Exercise objective: Transcribe every line from the top down to the line with "categories = ['2018', '2019', '2020', 'Apr-2021']", both ends included, but not the pictures.

Recorded information:
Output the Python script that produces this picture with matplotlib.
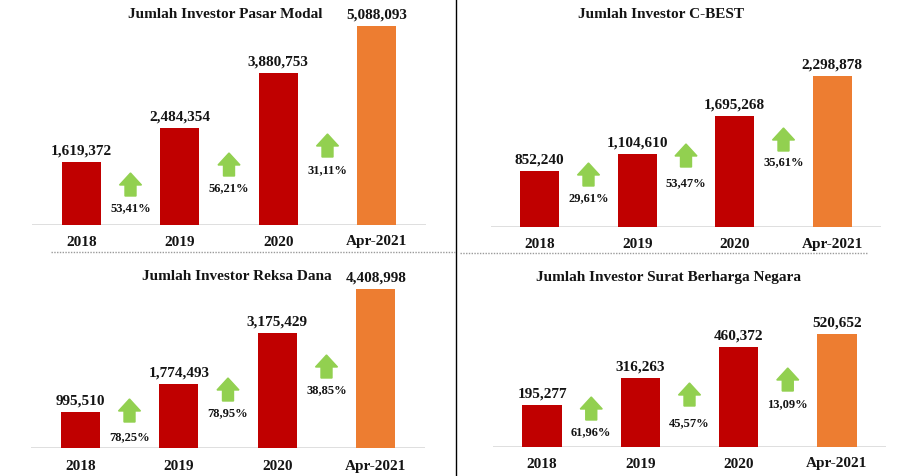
import matplotlib.pyplot as plt
from matplotlib.patches import Polygon
from matplotlib.lines import Line2D
from matplotlib.transforms import ScaledTranslation

plt.rcParams['font.family'] = ['Liberation Serif', 'DejaVu Serif']

categories = ['2018', '2019', '2020', 'Apr-2021']

pasar_modal = [1619372, 2484354, 3880753, 5088093]
pasar_modal_growth = ['53,41%', '56,21%', '31,11%']
cbest = [852240, 1104610, 1695268, 2298878]
cbest_growth = ['29,61%', '53,47%', '35,61%']
reksa_dana = [995510, 1774493, 3175429, 4408998]
reksa_dana_growth = ['78,25%', '78,95%', '38,85%']
sbn = [195277, 316263, 460372, 520652]
sbn_growth = ['61,96%', '45,57%', '13,09%']

titles = ['Jumlah Investor Pasar Modal', 'Jumlah Investor C-BEST',
          'Jumlah Investor Reksa Dana', 'Jumlah Investor Surat Berharga Negara']

W, H = 919, 477
fig = plt.figure(figsize=(W / 100, H / 100), dpi=100)


def fx(x):
    return x / W


def fy(y):
    return 1 - y / H


RED = '#C00000'
ORANGE = '#ED7D31'
GREEN = '#92D050'
TXT = '#141414'

# layout in pixels: left, right, baseline, px height of the tallest bar,
# title centre, arrow bottoms / percent text (px above baseline), category offset
layout = [
    dict(box=(32, 426, 226, 199), title=(225, 15), arrows=[29, 49, 68], texts=[18, 38, 56], cat=16),
    dict(box=(491, 881, 228, 151), title=(661, 15), arrows=[41, 60, 76], texts=[30, 45, 66], cat=17),
    dict(box=(31, 425, 449, 159), title=(237, 277), arrows=[26, 47, 70], texts=[12, 36, 59], cat=18),
    dict(box=(493, 886, 448, 113), title=(668, 277), arrows=[27, 41, 56], texts=[16, 25, 44], cat=16),
]
series = [pasar_modal, cbest, reksa_dana, sbn]
growths = [pasar_modal_growth, cbest_growth, reksa_dana_growth, sbn_growth]

# arrow outline in px (centre bottom at 0,0)
arrow_px = [(-5.5, 0), (5.5, 0), (5.5, 11), (11, 11), (0, 23), (-11, 11), (-5.5, 11)]

for vals, growth, title, lay in zip(series, growths, titles, layout):
    left, right, base, hmax = lay['box']
    top = base - hmax - 20
    ax = fig.add_axes([fx(left), fy(base), (right - left) / W, (base - top) / H])
    ax.set_xlim(-0.5, 3.5)
    ax.set_ylim(0, max(vals) * (base - top) / hmax)
    ax.axis('off')
    ax.bar(range(4), vals, width=0.4, color=[RED, RED, RED, ORANGE], zorder=2)
    ax.axhline(0, color='#d9d9d9', lw=1.2, zorder=1)

    for i, v in enumerate(vals):
        ax.annotate(f'{v:,}', (i, v), xytext=(0, 12), textcoords='offset pixels',
                    ha='center', va='center', fontsize=11, fontweight='bold',
                    color=TXT, annotation_clip=False)
        ax.annotate(categories[i], (i, 0), xytext=(0, -lay['cat']), textcoords='offset pixels',
                    ha='center', va='center', fontsize=11, fontweight='bold',
                    color=TXT, annotation_clip=False)

    for j, g in enumerate(growth):
        xc = j + 0.5
        b = lay['arrows'][j]
        verts = [(x / 100, (y + b) / 100) for x, y in arrow_px]
        tr = fig.dpi_scale_trans + ScaledTranslation(xc, 0, ax.transData)
        ax.add_patch(Polygon(verts, closed=True, transform=tr, color=GREEN, clip_on=False, zorder=3))
        ax.annotate(g, (xc, 0), xytext=(0, lay['texts'][j]), textcoords='offset pixels',
                    ha='center', va='center', fontsize=9, fontweight='bold',
                    color=TXT, annotation_clip=False)

    tx, ty = lay['title']
    fig.text(fx(tx), fy(ty), title, ha='center', va='center', fontsize=11,
             fontweight='bold', color=TXT)

# separators
fig.add_artist(Line2D([fx(456), fx(456)], [0, 1], color='black', lw=1))
fig.add_artist(Line2D([fx(51), fx(455)], [fy(253), fy(253)], color='#9a9a9a', lw=1, ls=(0, (1, 1))))
fig.add_artist(Line2D([fx(460), fx(867)], [fy(254), fy(254)], color='#9a9a9a', lw=1, ls=(0, (1, 1))))

fig.savefig('out.png', dpi=100)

Solution:
Output the Python script that produces this picture with matplotlib.
import matplotlib.pyplot as plt
from matplotlib.patches import Polygon
from matplotlib.lines import Line2D
from matplotlib.transforms import ScaledTranslation

plt.rcParams['font.family'] = ['Liberation Serif', 'DejaVu Serif']

categories = ['2018', '2019', '2020', 'Apr-2021']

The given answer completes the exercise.